El profesor Cruz alude en un pie de página del ensayo citado a una frase de Jaron Lanier, informático que acuñó el concepto de ‘realidad virtual’: “La versión del mundo que vemos es invisible para quienes nos malinterpretan, y viceversa”. Hay que subsanar esta incomunicación, y procurar que quien sea se entere de lo que decimos mediante un lenguaje transparente, conciso y bien trabado. En cualquier caso, está en nuestras manos hacernos inteligentes, en grado suficiente, para captar los signos de la impostura y la mala fe. O, libres de miedo, denunciar en voz alta y de forma razonable lo que consideremos un error o un disparate. Sin verdad no hay democracia.
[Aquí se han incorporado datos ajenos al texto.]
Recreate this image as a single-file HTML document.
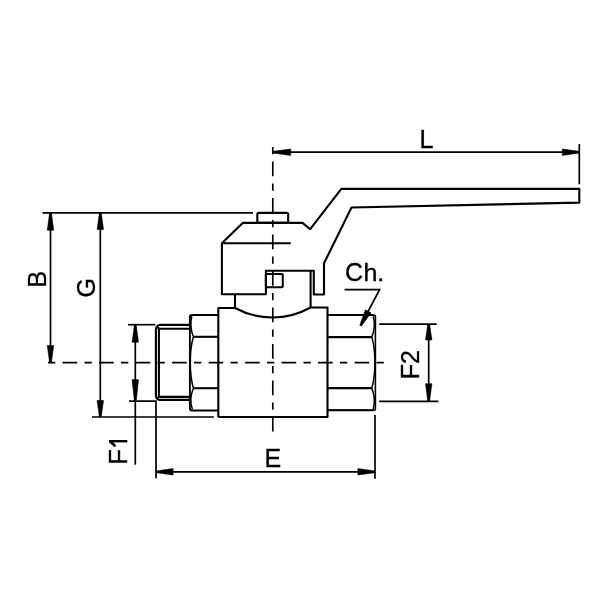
<!DOCTYPE html>
<html><head><meta charset="utf-8">
<style>
html,body{margin:0;padding:0;background:#fff;}
body{width:600px;height:600px;overflow:hidden;}
svg{display:block;will-change:transform;}
text{font-family:"Liberation Sans",sans-serif;fill:#000;}
</style></head><body>
<svg width="600" height="600" viewBox="0 0 600 600">
<rect width="600" height="600" fill="#fff"/>
<!-- centerlines -->
<g stroke="#000" stroke-width="1.65" fill="none" stroke-dasharray="7.3 7.3 14.6 7.3">
<path d="M48 362.6 H383.8"/>
<path d="M272.8 147 V431.5"/>
</g>
<!-- dimension lines -->
<g stroke="#000" stroke-width="1.7" fill="none">
<path d="M579.3 144 V184.3"/>
<path d="M273 152.2 H579.3"/>
<path d="M42.5 212.8 H253"/>
<path d="M50.5 212.8 V362.5"/>
<path d="M100.3 212.8 V417"/>
<path d="M92 417 H213.8"/>
<path d="M135.3 324.7 V464.7"/>
<path d="M128 324.7 H155.3"/>
<path d="M129 401.2 H156 V478.3"/>
<path d="M375 415 V478.7"/>
<path d="M156 471.8 H375"/>
<path d="M379.2 324.2 H436.7"/>
<path d="M379.2 401.3 H438.3"/>
<path d="M428.7 324.2 V401.3"/>
<path d="M344.6 289.65 H379.6 L362 323"/>
</g>
<!-- arrowheads -->
<g fill="#000" stroke="#000" stroke-width="0.6" stroke-linejoin="round">
<path d="M273.30 151.30 L290.70 149.00 L290.70 155.40 L273.30 153.10 Z"/>
<path d="M579.00 151.30 L562.30 149.00 L562.30 155.40 L579.00 153.10 Z"/>
<path d="M49.60 213.10 L47.30 230.20 L53.70 230.20 L51.40 213.10 Z"/>
<path d="M49.60 362.30 L47.30 345.60 L53.70 345.60 L51.40 362.30 Z"/>
<path d="M99.40 213.10 L97.10 229.40 L103.50 229.40 L101.20 213.10 Z"/>
<path d="M99.40 416.70 L97.10 400.50 L103.50 400.50 L101.20 416.70 Z"/>
<path d="M134.40 325.00 L132.10 342.20 L138.50 342.20 L136.20 325.00 Z"/>
<path d="M134.40 400.90 L132.10 379.70 L138.50 379.70 L136.20 400.90 Z"/>
<path d="M156.30 470.90 L173.10 468.60 L173.10 475.00 L156.30 472.70 Z"/>
<path d="M374.70 470.90 L357.90 468.60 L357.90 475.00 L374.70 472.70 Z"/>
<path d="M427.80 324.50 L425.50 339.90 L431.90 339.90 L429.60 324.50 Z"/>
<path d="M427.80 401.00 L425.50 383.70 L431.90 383.70 L429.60 401.00 Z"/>
<path d="M361.44 326.05 L371.02 312.79 L365.36 309.81 L359.84 325.22 Z"/>
</g>
<!-- outlines -->
<g stroke="#000" stroke-width="2.1" fill="none" stroke-linejoin="round">
<rect x="257.3" y="212.9" width="30.9" height="10" rx="1.5"/>
<path d="M302.5 222.9 L242.7 222.9 L221.9 243.2 L221.9 294.3 L265.9 294.3 L265.9 270.75 L313.8 270.75 L313.8 294.5 L324 294.5 L324 263.3 L351.5 207.5 L579.3 202.6 L579.3 188.9 L341.3 188.8 L310.2 229.2 Z"/>
<path d="M221.9 243.2 H290.8"/>
<rect x="265.9" y="274" width="16.85" height="13.25" rx="1"/>
<path d="M310.6 270.75 V307.5"/>
<path d="M235 294.3 V308"/>
<path d="M235 308 A78.5 78.5 0 0 0 310.6 307.5"/>
<path d="M218.3 417 V308 H235"/>
<path d="M310.6 307.5 H327.5 V417 H218.3"/>
<!-- left hex -->
<path d="M218.3 315 H191.9 Q189.9 315 189.9 317 V408.5 Q189.9 410.5 191.9 410.5 H218.3" stroke-width="1.9"/>
<path d="M193.3 336.8 H218.3"/>
<path d="M193.3 388.2 H218.3"/>
<path d="M191.8 316.3 Q189.2 326.5 193.4 336.8 C190.4 347 190.3 355 190.3 362.5 C190.3 370 190.4 378 193.4 388.2 Q188.9 398.5 192.3 409.3" stroke-width="1.5"/>
<!-- male thread -->
<path d="M190.3 324.9 H160.2 A4.3 4.3 0 0 0 155.9 329.2 V395.6 A4.3 4.3 0 0 0 160.2 399.9 H190.3"/>
<path d="M190.3 328.7 H158.9 V396.9 H190.3" stroke-linejoin="miter"/>
<path d="M158.9 328.7 L157.2 326.9 M158.9 396.9 L157.2 398.7"/>
<!-- right hex -->
<path d="M327.5 315 H373.9 Q375.4 315 375.4 316.5 V408.8 Q375.4 410.3 373.9 410.3 H327.5" stroke-width="1.6"/>
<path d="M327.5 315 H373.5 M327.5 410.3 H373.5"/>
<path d="M327.5 337.1 H371.8"/>
<path d="M327.5 388.1 H371.8"/>
<path d="M373.2 316.2 Q376.0 326.5 371.8 337.1 C374.8 347 374.9 355 374.9 362.5 C374.9 370 374.8 378 371.8 388.1 Q376.0 398.5 373.2 409.4" stroke-width="1.5"/>
</g>
<!-- labels -->
<g font-size="25" stroke="#000" stroke-width="0.35">
<text x="419.5" y="147.6">L</text>
<text x="264.5" y="467">E</text>
<text x="345" y="280.8">C</text>
<text transform="translate(363.4,280.8) scale(1,0.94)">h.</text>
<text transform="translate(46.3,287.5) rotate(-90)">B</text>
<text transform="translate(95.1,297.6) rotate(-90)">G</text>
<text transform="translate(127.3,464.6) rotate(-90)">F</text>
<text transform="translate(418.7,379.2) rotate(-90)">F2</text>
</g>
<path d="M109.3 441.2 H127.3" stroke="#000" stroke-width="2.4" fill="none"/>
<path d="M109 440 L111.2 440 L116.3 445.6 L114.6 447.2 L109 442.3 Z" fill="#000"/>
</svg>
</body></html>
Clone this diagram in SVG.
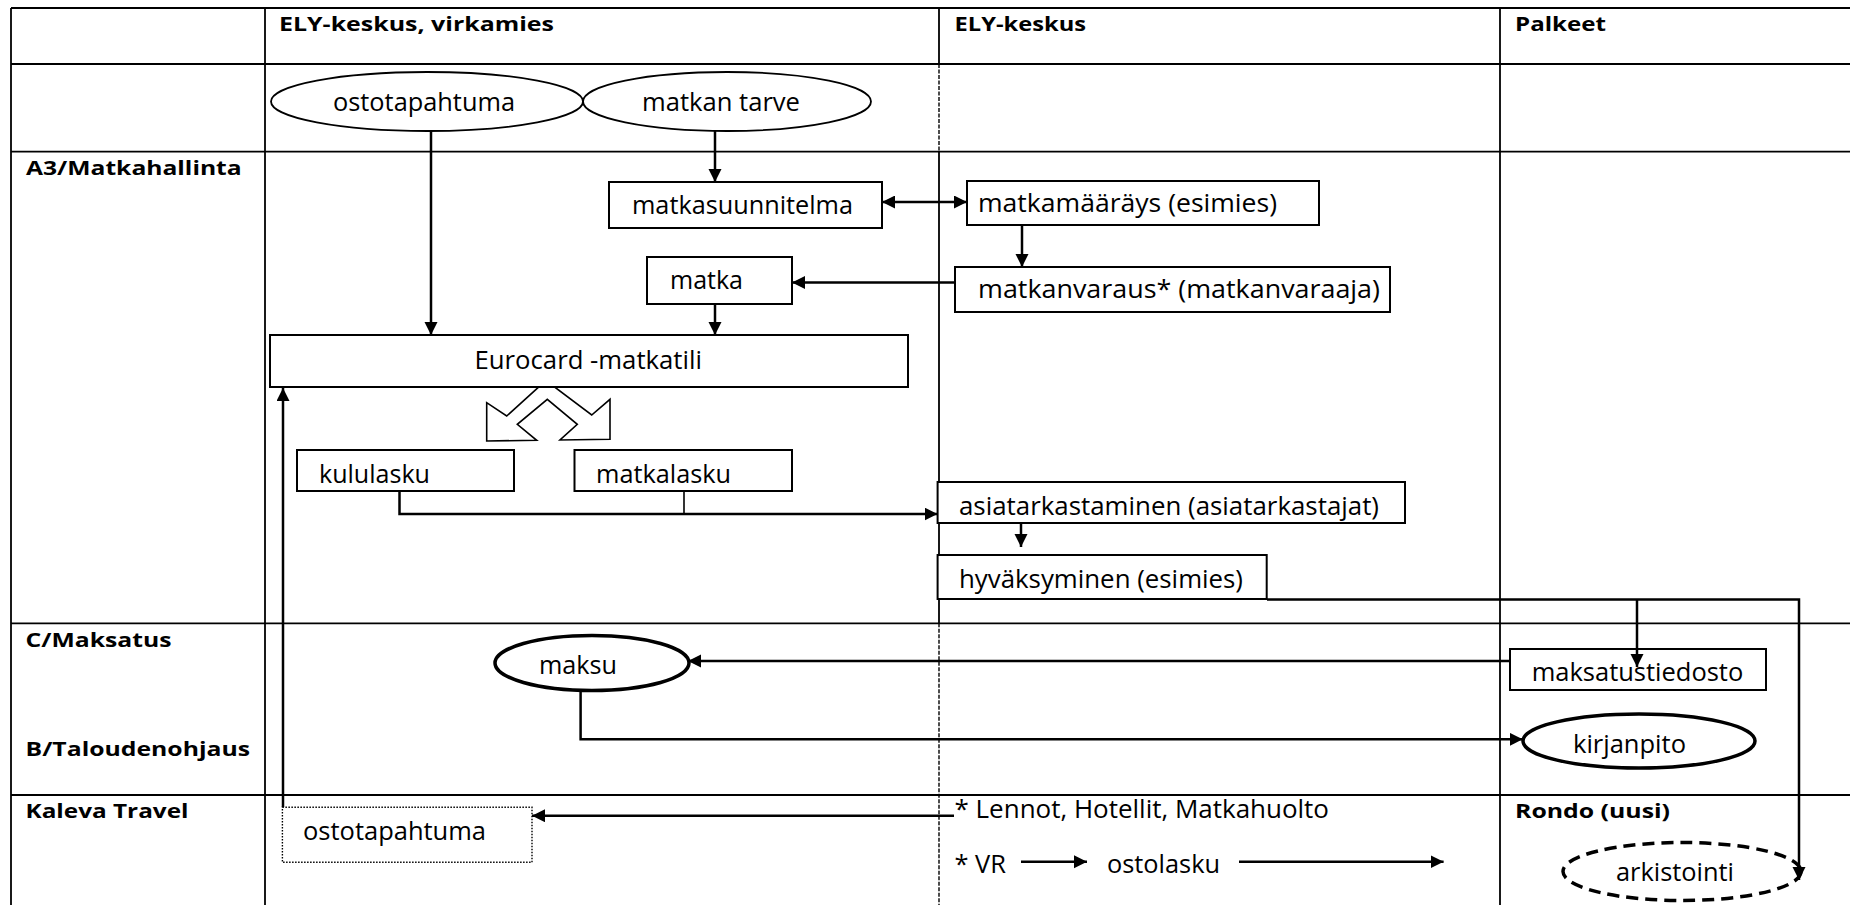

Es frecuente la demonización de los liberales, a quienes ahora llaman ‘neoliberales’, sinónimo de derecha reaccionaria y capitalismo salvaje; no se habla en cambio de neosocialistas, apenas de neocomunistas. Hay, en cambio, un liberalismo igualitario, en la proa de la reforma permanente y al que le importa sobre todo la dignidad de los seres humanos y combatir el fatalismo de la desigualdad entre ellos. Ortega denominaba liberalismo al pensamiento político que antepone la consecución del ideal moral a todo lo que exija la utilidad de una casta, una clase o una nación, y que coincidía con cualquiera de los posibles socialismos que “surge en el mismo instante en que nace una rebelión contra algo injusto”, escribió hace algo más de un siglo.
Indalecio Prieto dijo que era ‘socialista a fuer de liberal’. Manuel Cruz reivindica la utopía democrática de que se pueda ser ‘liberal a fuer de socialista’. Pero estos matices suponen acabar con la rigidez de las etiquetas y su falsedad, y también saber criticar a los tuyos.